I was thinking about using blacklist *but* ideally we'd have a command that blacklisted only those PCI (or other modalias) entries provided by the "replacement" driver. What do you folks think? Jon.
IMO it is far easier for the user to figure out that he wants to avoid driver FOO, than avoiding PCI ID 1234:5478. Here again, this is ONLY an installer/anaconda/kudzu/hwdata issue. The tools that read the PCI ID maps, load the drivers for the first time, and write /etc/modprobe.conf are the ones that must know to prefer the replacement driver to the RH-shipped driver. Once modprobe.conf points at the replacement driver, everything works as it should, reboot after reboot after reboot.
Make that "once modprobe.conf AND INITRD point at the replacement driver[...]"
We have handled this problem in the past using a shell script on the driver update disk. I see no problem doing that in the future as well. The only problem is that users currently need to switch to the shell console, mout the DUD and start the setup script manually. It'd be a very convenient feature to have one ore more hooks on the DUD (a pre-installation and post-installation script, say) that would be called by anaconda automatically at specific points during the installation if a DUD with such scripts is present. That would greatly simplify the installation procedure in a system that needs 3rd party drivers, with little effort on Red Hat's part.
mkinitrd doesn't necessarily use aliases in modprobe.conf - it uses the same modprobe alias matching as udev.
This is already possible using a combination of overriding and blacklisting. My intention is to document that process and offer advice as needed - the longer term solution is to support driver rebinding upstream in Fedora and have that in place for a future release of RHEL. That will allow many different drivers for the same PCI ID, and allow to easily specific which one is used, at run time. Jon.

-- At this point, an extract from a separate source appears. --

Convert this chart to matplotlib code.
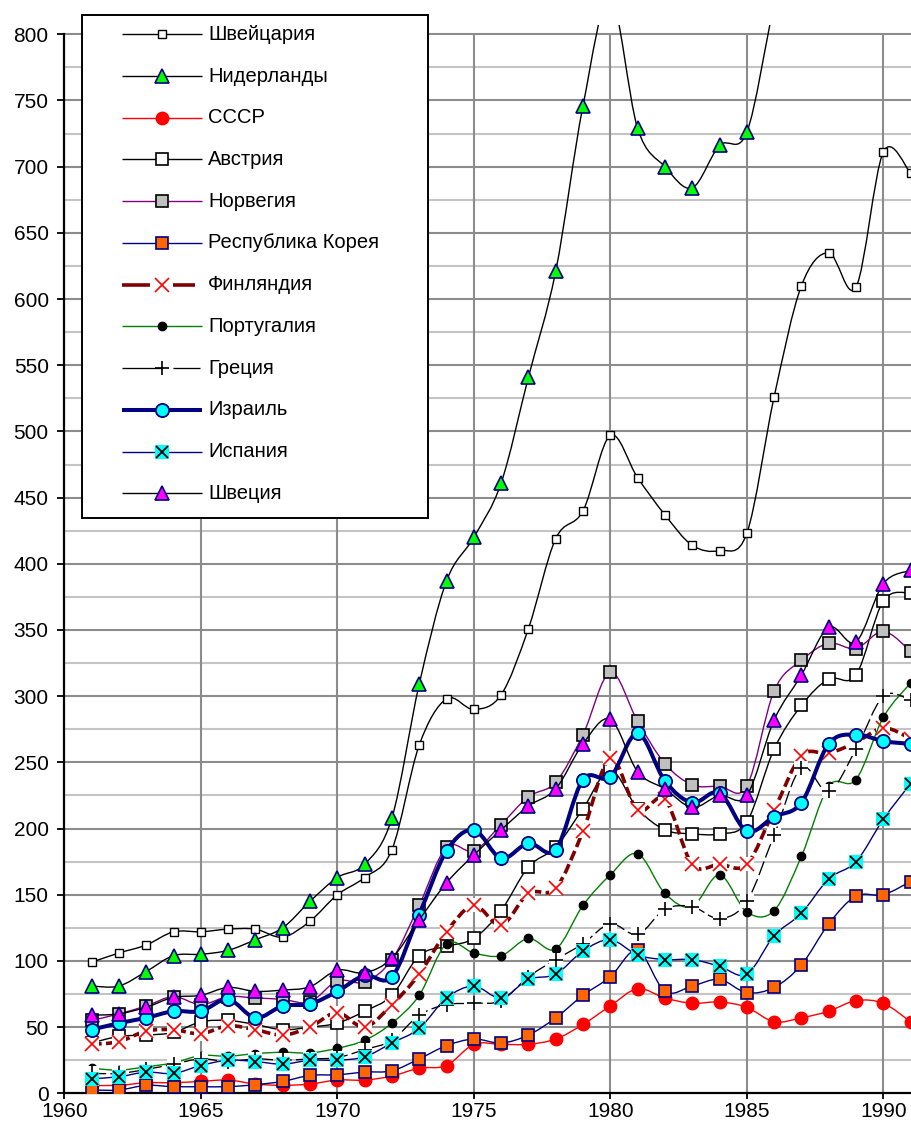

Please provide us the steps to override the in-box driver with the DUD driver at install? Prefer to capture the steps here as well as in any other document. RP
Yes, how can I specify blacklist entries on the DUD?
Any feedback to the questions asked in comments #15 and #16? Thanks.
Feedback from Jon: You would need to use a kmod style DuD, and put the updated modprobe configuration ".d" file into the RPM.
------- Comment From pair.com 2008-01-23 15:11 EDT------- I verified the behavior with by generating a DUD with 0.9.9 version of the ddiskit available at http://dup.et.redhat.com/ddiskit/ It was successful both on rhel5 and on rhel5.1 the inbox driver got overriden by the DUD driver. So we can close this one. Misc info: On rhel5 the driver in the rpm got installed in the updates directory, but the rpm did not get installed. On rhel5.1 the rpm as well as the driver got installed. the driver got installed in extras directory.